Posted: 30 Mar 2023 03:19
by Cpt. Aramsham
georgiedenbro wrote: 29 Mar 2023 11:36
the rev wrote: 28 Mar 2023 15:49 his dislike of the 'western man' and his scientist father.
Do you have any quotes to back this up?
That Liet carried resentment of his father? Isn't that pretty clear from this chapter? For example:
He never could stop lecturing, Kynes thought. Lecturing, lecturing, lecturing—always lecturing.

In a minute I'll get up and tell him what I think of him, Kynes thought. Standing there lecturing me when he should be helping me.

Why aren't you helping me? Kynes wondered. Always the same: when I need you most, you fail me.
georgiedenbro wrote: 29 Mar 2023 11:36 Liet passes for an Imperial planetologist, and clearly spends part of his time living away from Arrakis.
Almost certainly not. As the Baron points out, as someone aware of the effects of spice withdrawal he would not leave the planet.

But otherwise I agree. The key point about Kynes—in fact, the essential element of his character—is that he is a "man of two worlds," torn between his Fremen side and his "Western," scientific-materialist side. This is established from the very first of his introduction:
His first encounter with the people he had been ordered to betray left Dr. Kynes shaken. He prided himself on being a scientist to whom legends were merely interesting clues, pointing toward cultural roots. Yet the boy fitted the ancient prophecy so precisely.
Practically any time we are let into his thoughts, we see how he struggles to balance these two sides of himself, and this conflict is of course a major theme of this chapter, expressed through his hallucinatory dialog with his father. At the very end he resolves the conflict by consciously embracing his Fremen side ("You see me, Father? I am a desert creature.") and concluding that "his father and all the other scientists were wrong" in their scientific arrogance (including himself).

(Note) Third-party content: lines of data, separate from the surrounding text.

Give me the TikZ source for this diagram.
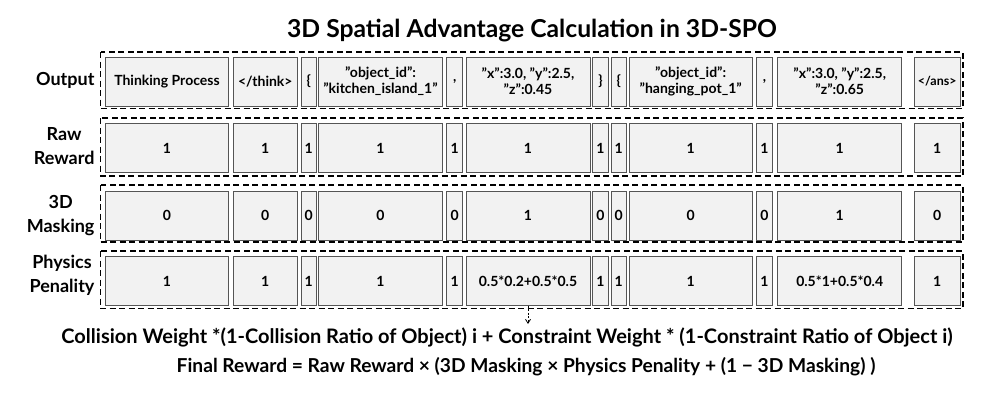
\documentclass[tikz,border=0pt]{standalone}
\usepackage{fontspec}
\setmainfont{Lato}
\usetikzlibrary{arrows.meta}
\definecolor{cellfill}{HTML}{F2F2F2}
\definecolor{cellline}{HTML}{555555}

\begin{document}
\begin{tikzpicture}[x=1pt,y=-1pt,line cap=butt,line join=miter,
  cell/.style={draw=cellline,fill=cellfill,line width=.9pt,inner sep=0pt,
    minimum height=49pt,align=center,font=\fontsize{14}{16}\selectfont\bfseries},
  rowframe/.style={line width=1.6pt,dash pattern=on 6pt off 3.5pt},
  rowlabel/.style={anchor=east,align=center,font=\fontsize{18}{24}\selectfont\bfseries},
  formula/.style={font=\fontsize{20}{22}\selectfont\bfseries}]
  \useasboundingbox (0,0) rectangle (997,397);

  \node[font=\fontsize{24.7}{30}\selectfont\bfseries] (title) at (532,31)
    {3D Spatial Advantage Calculation in 3D-SPO};

  % row frames
  \draw[rowframe] (100.5,52) rectangle (963,108.5);
  \draw[rowframe] (100.5,118) rectangle (963,176);
  \draw[rowframe] (100.5,185) rectangle (963,242);
  \draw[rowframe] (100.5,251) rectangle (963,308.5);

  \node[rowlabel] (outlabel) at (98,80) {Output};
  \node[rowlabel] (rawlabel) at (98,146) {Raw\\Reward};
  \node[rowlabel] (masklabel) at (98,216) {3D\\Masking};
  \node[rowlabel] (penlabel) at (98,275) {Physics\\Penality};

  % output tokens
  \node[cell,minimum width=122.6pt] (out1) at (167,81.5) {Thinking Process};
  \node[cell,minimum width=64.7pt] (out2) at (265.3,81.5) {</think>};
  \node[cell,minimum width=15.7pt] (out3) at (308.8,81.5) {\{};
  \node[cell,minimum width=123.6pt] (out4) at (380.5,81.5) {"object\_id":\\"kitchen\_island\_1"};
  \node[cell,minimum width=16pt] (out5) at (454.7,81.5) {,};
  \node[cell,minimum width=124pt] (out6) at (528,81.5) {"x":3.0, "y":2.5,\\"z":0.45};
  \node[cell,minimum width=15.6pt] (out7) at (600.5,81.5) {\}};
  \node[cell,minimum width=15.7pt] (out8) at (618.8,81.5) {\{};
  \node[cell,minimum width=123.3pt] (out9) at (690.7,81.5) {"object\_id":\\"hanging\_pot\_1"};
  \node[cell,minimum width=15.6pt] (out10) at (764.5,81.5) {,};
  \node[cell,minimum width=124pt] (out11) at (839.7,81.5) {"x":3.0, "y":2.5,\\"z":0.65};
  \node[cell,minimum width=45.7pt,font=\fontsize{12.5}{14}\selectfont\bfseries] (out12) at (937.2,81.5) {</ans>};

  % raw reward
  \node[cell,minimum width=122.6pt] (raw1) at (167,148) {1};
  \node[cell,minimum width=64.7pt] (raw2) at (265.3,148) {1};
  \node[cell,minimum width=15.7pt] (raw3) at (308.8,148) {1};
  \node[cell,minimum width=123.6pt] (raw4) at (380.5,148) {1};
  \node[cell,minimum width=16pt] (raw5) at (454.7,148) {1};
  \node[cell,minimum width=124pt] (raw6) at (528,148) {1};
  \node[cell,minimum width=15.6pt] (raw7) at (600.5,148) {1};
  \node[cell,minimum width=15.7pt] (raw8) at (618.8,148) {1};
  \node[cell,minimum width=123.3pt] (raw9) at (690.7,148) {1};
  \node[cell,minimum width=15.6pt] (raw10) at (764.5,148) {1};
  \node[cell,minimum width=124pt] (raw11) at (839.7,148) {1};
  \node[cell,minimum width=45.7pt] (raw12) at (937.2,148) {1};

  % 3d masking
  \node[cell,minimum width=122.6pt] (mask1) at (167,215.5) {0};
  \node[cell,minimum width=64.7pt] (mask2) at (265.3,215.5) {0};
  \node[cell,minimum width=15.7pt] (mask3) at (308.8,215.5) {0};
  \node[cell,minimum width=123.6pt] (mask4) at (380.5,215.5) {0};
  \node[cell,minimum width=16pt] (mask5) at (454.7,215.5) {0};
  \node[cell,minimum width=124pt] (mask6) at (528,215.5) {1};
  \node[cell,minimum width=15.6pt] (mask7) at (600.5,215.5) {0};
  \node[cell,minimum width=15.7pt] (mask8) at (618.8,215.5) {0};
  \node[cell,minimum width=123.3pt] (mask9) at (690.7,215.5) {0};
  \node[cell,minimum width=15.6pt] (mask10) at (764.5,215.5) {0};
  \node[cell,minimum width=124pt] (mask11) at (839.7,215.5) {1};
  \node[cell,minimum width=45.7pt] (mask12) at (937.2,215.5) {0};

  % physics penality
  \node[cell,minimum width=122.6pt] (pen1) at (167,281) {1};
  \node[cell,minimum width=64.7pt] (pen2) at (265.3,281) {1};
  \node[cell,minimum width=15.7pt] (pen3) at (308.8,281) {1};
  \node[cell,minimum width=123.6pt] (pen4) at (380.5,281) {1};
  \node[cell,minimum width=16pt] (pen5) at (454.7,281) {1};
  \node[cell,minimum width=124pt] (pen6) at (528,281) {0.5*0.2+0.5*0.5};
  \node[cell,minimum width=15.6pt] (pen7) at (600.5,281) {1};
  \node[cell,minimum width=15.7pt] (pen8) at (618.8,281) {1};
  \node[cell,minimum width=123.3pt] (pen9) at (690.7,281) {1};
  \node[cell,minimum width=15.6pt] (pen10) at (764.5,281) {1};
  \node[cell,minimum width=124pt] (pen11) at (839.7,281) {0.5*1+0.5*0.4};
  \node[cell,minimum width=45.7pt] (pen12) at (937.2,281) {1};

  \coordinate (penend) at (528,324);
  \draw[line width=.8pt,dash pattern=on 2pt off 1.5pt,-{Straight Barb[length=4pt,width=5pt]}]
    (pen6.south) -- (penend);

  \node[formula] (weights) at (507,337)
    {Collision Weight *(1-Collision Ratio of Object) i + Constraint Weight * (1-Constraint Ratio of Object i)};
  \node[formula,font=\fontsize{19.2}{22}\selectfont\bfseries] (final) at (526,367)
    {Final Reward = Raw Reward × (3D Masking × Physics Penality + (1 − 3D Masking) )};
\end{tikzpicture}
\end{document}
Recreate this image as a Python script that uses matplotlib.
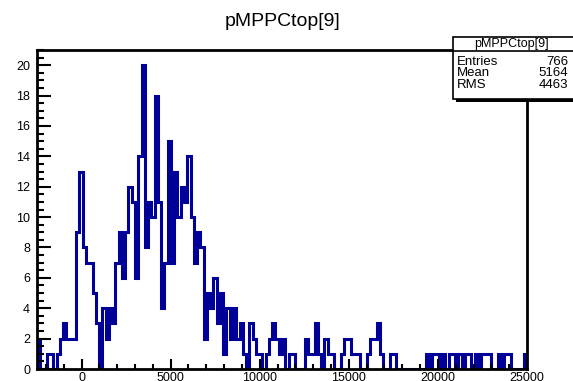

I'm reminded of Soul Catcher, where Charles Hobuhet finds himself similarly torn between Native American tradition and the Western way of thinking that he has been acculturated into, leading to a mental break and the creation of the "Katsuk" persona. (Katsuk=Liet)

To understand Herbert's point about the limits of science, I would point to his essay "Men on Other Planets" (1976), where he critiques the assumptions underlying Asimov's Foundation (while praising the individual stories themselves):
1. The nine stories are firmly rooted in behaviorist psychology to an extent that would gratify B.F. Skinner. Foundation history, which is to say the human function, is manipulated for larger ends and for the greater good as determined by a scientific aristocracy. It is assumed, then, that the scientist-shamans know best which course humankind should take. This is a dominant attitude in today's science establishment all around the world. ("The Sorcerer's Apprentice," a symphonic poem by Paul Dukas, isn't a very popular work with this establishment. The plot from the Goethe poem deals with an apprentice sorcerer who tries one of his master's spells and can't countermand it.)

2. While surprises may appear in these stories (e.g., the Mule mutant), it is assumed that no surprise will be too great or too unexpected to overcome the firm grasp of science upon human destiny. This is essentially the assumption that science can produce a surprise-free future for humankind. There's another Skinnerian tenet. It says that you produce this kind of future by management. And that, with all its paradoxes and inconsistencies, is another recurrent them in science fiction.

3. It is assumed that politics in this managed future can be reduced to the terms, the conflicts and the structures as they are understood on earth today. This is an odd assumption by a scientist because it says that nothing new will be discovered about politics in all of those intervening centuries. We can close the Patent Office, so to speak; we already know it all.
So yes, the "accident and error" Kynes recognizes is partly Paul and the Jihad, but as an illustration of a greater point: things don't go according to plan, and grand schemes concocted by an expert elite will fail because of unexpected events.

Re: Chapter 30

Posted: 30 Mar 2023 06:55
by the rev
I'm reminded of Soul Catcher, where Charles Hobuhet finds himself similarly torn between Native American tradition and the Western way of thinking that he has been acculturated into, leading to a mental break and the creation of the "Katsuk" persona. (Katsuk=Liet)
Nice catch, Soul Catcher is a good one. Charles' conflict is very similar to the one Liet experienced, choosing between his allegiance and his allegiance to the empire. In both instances the native roots were stronger. Liet's decision was made when he rescued the Atreides.

The issue I've been dancing around, was Liet's vision prescience? Or was it simply logical, a moment of clarity? Fremen suppress their prescience, restrict it to their subconscious. However Liet was basically drowned in spice, besides being blown to pieces. He's Chani's father, the God Emperor's grandfather. I reckon his vision of the Jihad was likely a prescient vision. Of course this is all open ended, nothing is spelled out for you so you have to make the meaning yourself. That way whatever epiphany you imagine Liet to have becomes your own. This is why Frank was a genius; expressing complex ideas with few words, as simply as possible.